One concept that I introduced was that of a Speech Role Model. When I was learning French, I found it invaluable to imitate entertainers; I’ve never met Jacques Dutronc, but I often say that he was one of my best French teachers because of the clever lyricists he worked with and his clear, wry delivery. He was just one of the many French people that I imitated to improve my pronunciation.

This was all back in the days of television and cassettes, and most of the French culture that we had access to here in the United States was filtered through the wine, Proust and Rohmer tastes of American Francophiles. As a geeky kid with a fondness for comedy I found Edith Piaf and even Gérard Depardieu too alien to emulate. I found out about Dutronc in college through a bootleg tape made for me by a student from France who lived down the hall, and then I had to study abroad in France to find more role models.

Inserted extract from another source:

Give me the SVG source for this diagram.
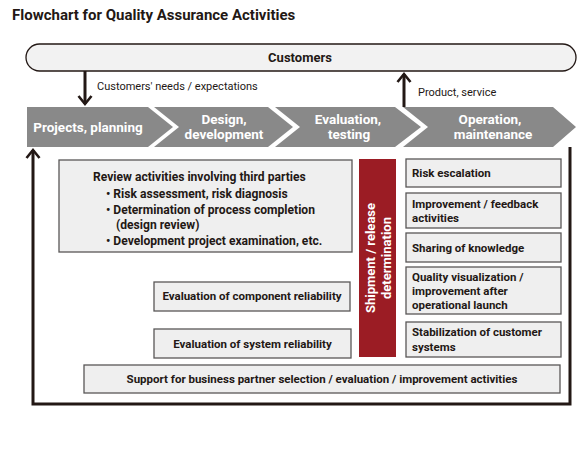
<svg xmlns="http://www.w3.org/2000/svg" width="582" height="460" viewBox="0 0 582 460">
<defs>
<style>
text{font-family:Roboto,"Liberation Sans",sans-serif;fill:#231815}
.t{font-size:15px;font-weight:bold}
.b{font-size:11.5px;font-weight:bold}
.rv{font-size:12.1px;font-weight:bold}
.r{font-size:11px}
.cv{font-size:13.5px;font-weight:bold;fill:#fff;text-anchor:middle}
.cust{font-size:13px;font-weight:bold;text-anchor:middle}
.box{fill:#efefef;stroke:#595757;stroke-width:1.3}
.chev{fill:#898989}
.wire{fill:none;stroke:#231815;stroke-width:3}
.mid{text-anchor:middle}
.red{font-size:13px;font-weight:bold;fill:#fff;text-anchor:middle}
</style>
<marker id="v" markerUnits="userSpaceOnUse" markerWidth="20" markerHeight="20" viewBox="-10 -10 20 20" refX="0" refY="0" orient="auto">
<path d="M-8,-6.5 L0,0 L-8,6.5" fill="none" stroke="#231815" stroke-width="2.6"/>
</marker>
</defs>
<rect width="582" height="460" fill="#fff"/>
<text class="t" x="12" y="20">Flowchart for Quality Assurance Activities</text>

<g id="customers">
<rect x="26" y="44" width="550" height="27" rx="13.5" fill="#f2f2f2" stroke="#231815" stroke-width="1.3"/>
<text class="cust" x="300" y="62">Customers</text>
</g>

<g id="connectors">
<path class="wire" d="M85,71 V104" marker-end="url(#v)"/>
<path class="wire" d="M404,107 V74" marker-end="url(#v)"/>
<path class="wire" d="M570,147 V404 H33 V150" marker-end="url(#v)"/>
<text class="r" x="97" y="90">Customers' needs / expectations</text>
<text class="r" x="418" y="96">Product, service</text>
</g>

<g id="projects">
<path class="chev" d="M27,107 H148 L173,127 L148,147 H27 Z"/>
<text class="cv" x="88" y="132">Projects, planning</text>
</g>
<g id="design">
<path class="chev" d="M154,107 H268 L293,127 L268,147 H154 L179,127 Z"/>
<text class="cv" x="224" y="124">Design,</text>
<text class="cv" x="224" y="139">development</text>
</g>
<g id="evaluation">
<path class="chev" d="M275,107 H395 L421,127 L395,147 H275 L300,127 Z"/>
<text class="cv" x="348" y="124">Evaluation,</text>
<text class="cv" x="349" y="139">testing</text>
</g>
<g id="operation">
<path class="chev" d="M403,107 H553 L576,127 L553,147 H403 L428,127 Z"/>
<text class="cv" x="490" y="124">Operation,</text>
<text class="cv" x="493" y="139">maintenance</text>
</g>

<g id="review">
<rect class="box" x="59" y="160" width="293" height="92"/>
<text class="rv" x="93" y="181">Review activities involving third parties</text>
<text class="rv" x="106" y="198">• Risk assessment, risk diagnosis</text>
<text class="rv" x="106" y="214">• Determination of process completion</text>
<text class="rv" x="116" y="229">(design review)</text>
<text class="rv" x="106" y="245">• Development project examination, etc.</text>
</g>

<g id="component">
<rect class="box" x="154" y="282" width="196" height="29"/>
<text class="b mid" x="252" y="300">Evaluation of component reliability</text>
</g>
<g id="system">
<rect class="box" x="154" y="329" width="197" height="29"/>
<text class="b mid" x="252.5" y="348">Evaluation of system reliability</text>
</g>
<g id="support">
<rect class="box" x="84" y="365" width="476" height="28"/>
<text class="b mid" x="322" y="383">Support for business partner selection / evaluation / improvement activities</text>
</g>

<g id="shipment">
<rect x="359" y="159" width="37" height="198" fill="#9b1c24"/>
<text class="red" transform="translate(375,258) rotate(-90)">Shipment / release</text>
<text class="red" transform="translate(391,258) rotate(-90)">determination</text>
</g>

<g id="risk">
<rect class="box" x="406" y="159" width="155" height="28"/>
<text class="b" x="412" y="177">Risk escalation</text>
</g>
<g id="improvement">
<rect class="box" x="406" y="193" width="155" height="35"/>
<text class="b" x="412" y="208">Improvement / feedback</text>
<text class="b" x="412" y="222">activities</text>
</g>
<g id="sharing">
<rect class="box" x="406" y="233" width="155" height="29"/>
<text class="b" x="412" y="252">Sharing of knowledge</text>
</g>
<g id="quality">
<rect class="box" x="406" y="267" width="155" height="47"/>
<text class="b" x="412" y="281">Quality visualization /</text>
<text class="b" x="412" y="295">improvement after</text>
<text class="b" x="412" y="309">operational launch</text>
</g>
<g id="stabilization">
<rect class="box" x="406" y="322" width="155" height="35"/>
<text class="b" x="412" y="336">Stabilization of customer</text>
<text class="b" x="412" y="351">systems</text>
</g>
</svg>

With today’s multimedia Internet technology, we have an incredible the ability to listen to millions of people from around the world. At Saint John’s I asked my students to choose a Speech Role Model for English: a native speaker that they personally admired and wanted to sound like. I was surprised by the number of students who named President Obama as their role model, including female students from China, but on reflection it was an obvious choice, as he is a clear, forceful and eloquent speaker. Other students chose actresses Meryl Streep and Jennifer Anniston, talk-show host Bill O’Reilly and local newscaster Pat Kiernan.

One notable choice, hip-hop artist Eminem, gave me the opportunity to discuss covert prestige and its challenges. Another, the character of Sheldon Cooper from the television series “The Big Bang Theory,” was too scripted, and I was debating whether to accept it when I discovered that it was just a cover so that the student could plagiarize crowdsourced transcriptions.

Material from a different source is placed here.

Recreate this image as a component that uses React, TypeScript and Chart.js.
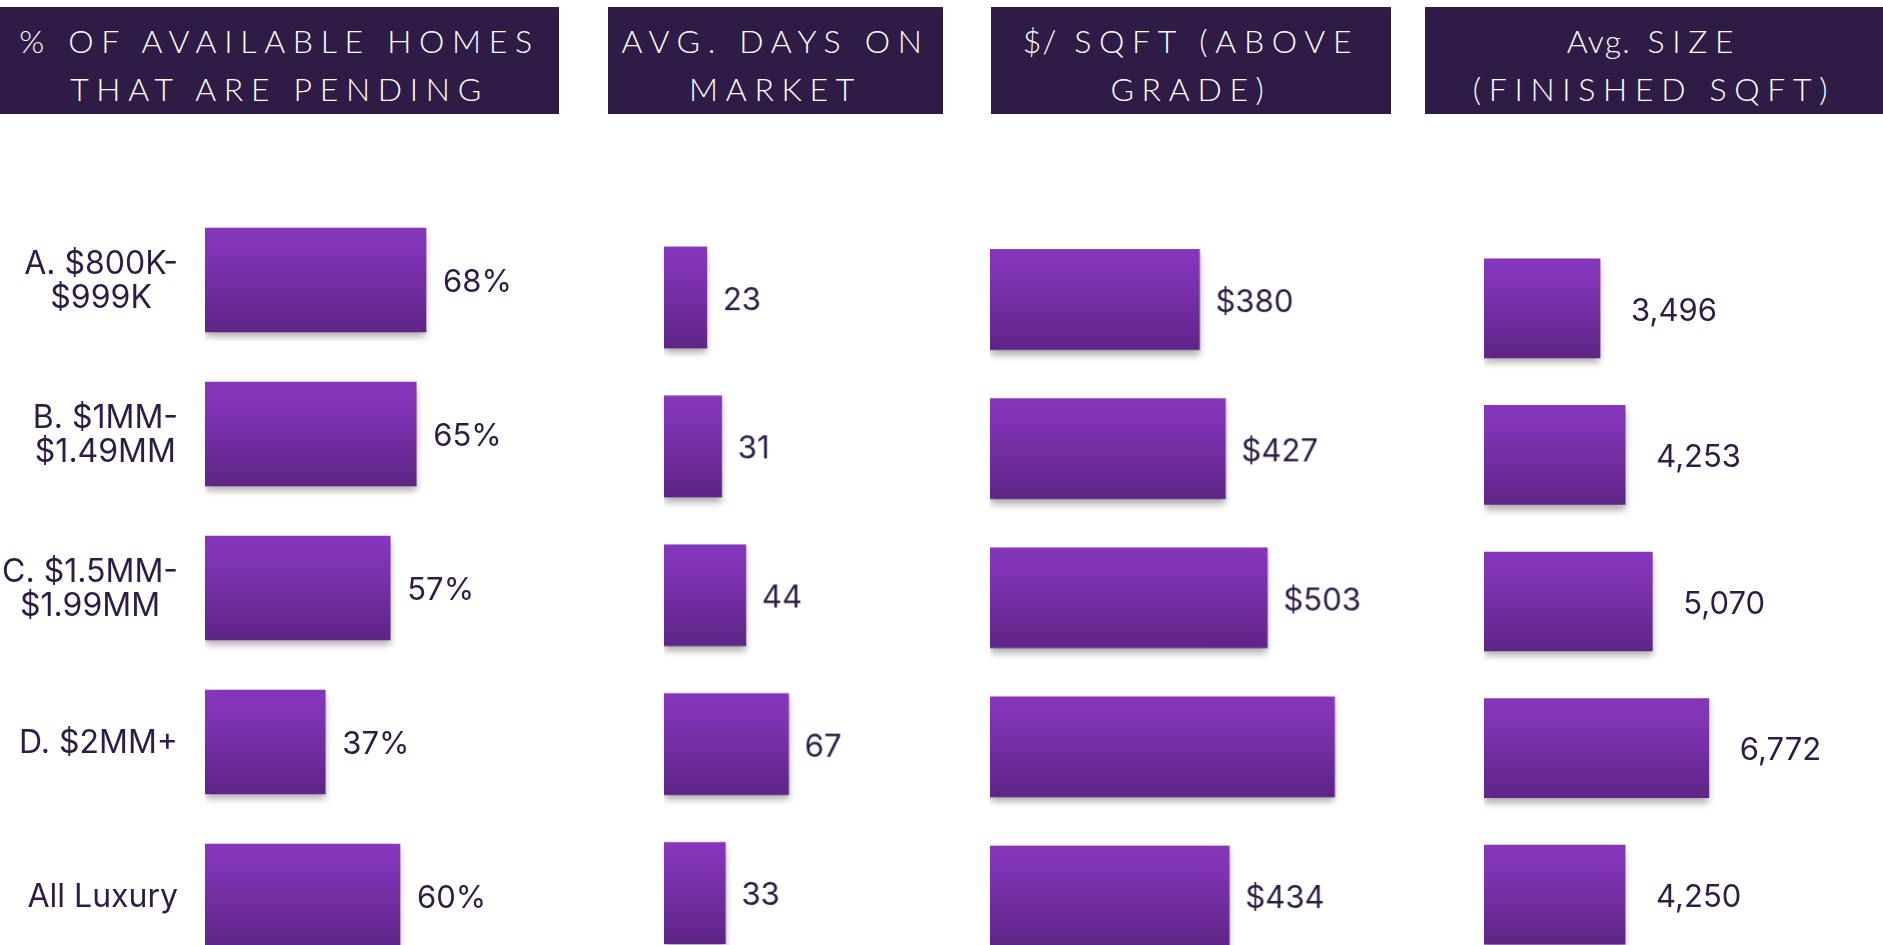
import React, { useEffect, useRef } from "react";
import { Chart, registerables } from "chart.js";

Chart.register(...registerables);

// ---------- DATA ----------
const categories: (string | string[])[] = [
  ["A. $800K-", "$999K"],
  ["B. $1MM-", "$1.49MM"],
  ["C. $1.5MM-", "$1.99MM"],
  "D. $2MM+",
  "All Luxury",
];
const pendingPct = [68, 65, 57, 37, 60];
const pendingLabels = ["68%", "65%", "57%", "37%", "60%"];
const daysOnMarket = [23, 31, 44, 67, 33];
const daysLabels = ["23", "31", "44", "67", "33"];
const pricePerSqft = [380, 427, 503, 625, 434];
const priceLabels = ["$380", "$427", "$503", "", "$434"];
const avgSize = [3496, 4253, 5070, 6772, 4250];
const sizeLabels = ["3,496", "4,253", "5,070", "6,772", "4,250"];
const headers: string[][][] = [
  [["% OF AVAILABLE HOMES"], ["THAT ARE PENDING"]],
  [["AVG. DAYS ON"], ["MARKET"]],
  [["$/", " SQFT (ABOVE"], ["GRADE)"]],
  [["Avg.", " SIZE"], ["(FINISHED SQFT)"]],
];

// ---------- STYLE / LAYOUT ----------
const DARK = "#2e1b46";
const TEXT = "#2e1c45";
const FONT = "Inter, 'Open Sans', sans-serif";
const CAT_SIZE = 32;
const CAT_LINE = 34;
const CAT_PAD = 27;

const headerBoxes = [
  { left: 0, width: 559 },
  { left: 608, width: 335 },
  { left: 991, width: 400 },
  { left: 1425, width: 458 },
];

type Panel = {
  data: number[];
  labels: string[];
  max: number;
  left: number;
  top: number;
  axisWidth: number;
  plotWidth: number;
  pitch: number;
  thickness: number;
  gap: number;
  showCats: boolean;
};

const panels: Panel[] = [
  { data: pendingPct, labels: pendingLabels, max: 100, left: 0, top: 203, axisWidth: 205, plotWidth: 325, pitch: 154, thickness: 104, gap: 17, showCats: true },
  { data: daysOnMarket, labels: daysLabels, max: 100, left: 664, top: 223, axisWidth: 0, plotWidth: 185.5, pitch: 148.7, thickness: 101, gap: 16, showCats: false },
  { data: pricePerSqft, labels: priceLabels, max: 1000, left: 990, top: 225, axisWidth: 0, plotWidth: 550.6, pitch: 148.9, thickness: 100, gap: 16, showCats: false },
  { data: avgSize, labels: sizeLabels, max: 10000, left: 1484, top: 235, axisWidth: 0, plotWidth: 332, pitch: 146.6, thickness: 99, gap: 31, showCats: false },
];

const EXTRA = 160;

const barPlugin = {
  id: "barDeco",
  beforeDatasetsDraw(chart: any) {
    const c = chart.ctx;
    c.save();
    c.shadowColor = "rgba(0,0,0,0.32)";
    c.shadowBlur = 7;
    c.shadowOffsetX = 0;
    c.shadowOffsetY = 5;
  },
  afterDatasetsDraw(chart: any, _args: any, opts: any) {
    const c = chart.ctx;
    c.restore();
    const meta = chart.getDatasetMeta(0);
    meta.data.forEach((el: any, i: number) => {
      const txt = opts.labels[i];
      if (!txt) return;
      c.save();
      c.font = `400 ${opts.size}px ${FONT}`;
      c.fillStyle = TEXT;
      c.textBaseline = "middle";
      c.textAlign = "left";
      c.fillText(txt, el.x + opts.gap, el.y + 3);
      c.restore();
    });
    // category labels: each block right-aligned to the axis, lines centred within the block
    if (opts.showCats) {
      const ys = chart.scales.y;
      const cats = chart.data.labels as (string | string[])[];
      c.save();
      c.font = `400 ${CAT_SIZE}px ${FONT}`;
      c.fillStyle = TEXT;
      c.textBaseline = "middle";
      c.textAlign = "center";
      cats.forEach((lab, i) => {
        const lines = Array.isArray(lab) ? lab : [lab];
        const w = Math.max(...lines.map((l) => c.measureText(l).width));
        const right = ys.right - CAT_PAD;
        const cx = right - w / 2;
        const cy = ys.getPixelForValue(i);
        const y0 = cy - ((lines.length - 1) * CAT_LINE) / 2;
        lines.forEach((l, j) => c.fillText(l, cx, y0 + j * CAT_LINE + 1));
      });
      c.restore();
    }
  },
};

function BarPanel({ p }: { p: Panel }) {
  const ref = useRef<HTMLCanvasElement>(null);
  useEffect(() => {
    if (!ref.current) return;
    const t = p.thickness;
    const chart = new Chart(ref.current, {
      type: "bar",
      data: {
        labels: categories,
        datasets: [
          {
            data: p.data,
            barThickness: t,
            borderWidth: 0,
            backgroundColor: (ctx: any) => {
              const ch = ctx.chart;
              const ys = ch.scales && ch.scales.y;
              if (!ys || ctx.type !== "data") return "#7a31ad";
              const cy = ys.getPixelForValue(ctx.dataIndex);
              if (!Number.isFinite(cy)) return "#7a31ad";
              const g = ch.ctx.createLinearGradient(0, cy - t / 2, 0, cy + t / 2);
              g.addColorStop(0, "#8536bb");
              g.addColorStop(0.2, "#8234b6");
              g.addColorStop(1, "#5f2586");
              return g;
            },
          },
        ],
      },
      options: {
        indexAxis: "y",
        animation: false,
        responsive: true,
        maintainAspectRatio: false,
        layout: { padding: { left: 0, right: EXTRA, top: 0, bottom: 0 } },
        plugins: {
          legend: { display: false },
          tooltip: { enabled: false },
          title: { display: false },
          barDeco: { labels: p.labels, gap: p.gap, size: 31, showCats: p.showCats },
        } as any,
        scales: {
          x: { display: false, min: 0, max: p.max },
          y: {
            display: p.showCats,
            grid: { display: false, drawTicks: false },
            border: { display: false },
            ticks: { display: false },
            afterFit: (s: any) => {
              s.width = p.axisWidth;
              s.paddingTop = 0;
              s.paddingBottom = 0;
            },
          },
        },
      },
      plugins: [barPlugin],
    });
    return () => chart.destroy();
  }, [p]);
  const w = p.axisWidth + p.plotWidth + EXTRA;
  const h = p.pitch * 5;
  return (
    <div style={{ position: "absolute", left: p.left, top: p.top, width: w, height: h }}>
      <canvas ref={ref} />
    </div>
  );
}

export default function App() {
  return (
    <div
      style={{
        position: "absolute",
        left: 0,
        top: 0,
        width: 1883,
        height: 945,
        overflow: "hidden",
        background: "#ffffff",
      }}
    >
      {headers.map((lines, i) => (
        <div
          key={i}
          style={{
            position: "absolute",
            left: headerBoxes[i].left,
            top: 7,
            width: headerBoxes[i].width,
            height: 107,
            boxSizing: "border-box",
            paddingTop: 9,
            background: DARK,
            color: "#ffffff",
            display: "flex",
            flexDirection: "column",
            alignItems: "center",
            justifyContent: "center",
            fontFamily: "Lato, sans-serif",
            fontWeight: 300,
            fontSize: 32,
            lineHeight: "48px",
            letterSpacing: "0.24em",
          }}
        >
          {lines.map((segs, j) => (
            <div key={j} style={{ whiteSpace: "pre" }}>
              {segs.length > 1 ? (
                <>
                  <span style={{ letterSpacing: "0.04em" }}>{segs[0]}</span>
                  {segs.slice(1).join("")}
                </>
              ) : (
                segs[0]
              )}
            </div>
          ))}
        </div>
      ))}
      {panels.map((p, i) => (
        <BarPanel key={i} p={p} />
      ))}
    </div>
  );
}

In subsequent assignments I asked the students to find a YouTube video of their role model and to transcribe a short excerpt. I then asked the students to record themselves imitating that excerpt from their Speech Role Models. Some of the students were engaged and interested, but others seemed frustrated and discouraged. When I listened to my students and comparing their speech to their chosen role models, I had an idea why. The students who were engaged were either naturally enthusiastic or good mimics, but the challenge was to motivate the others. There was so much distance between them and the native English speakers, much more than could be covered in a semester. That was when I thought of adding a non-native Second Speech Role Model. I’ll have to leave that for another post.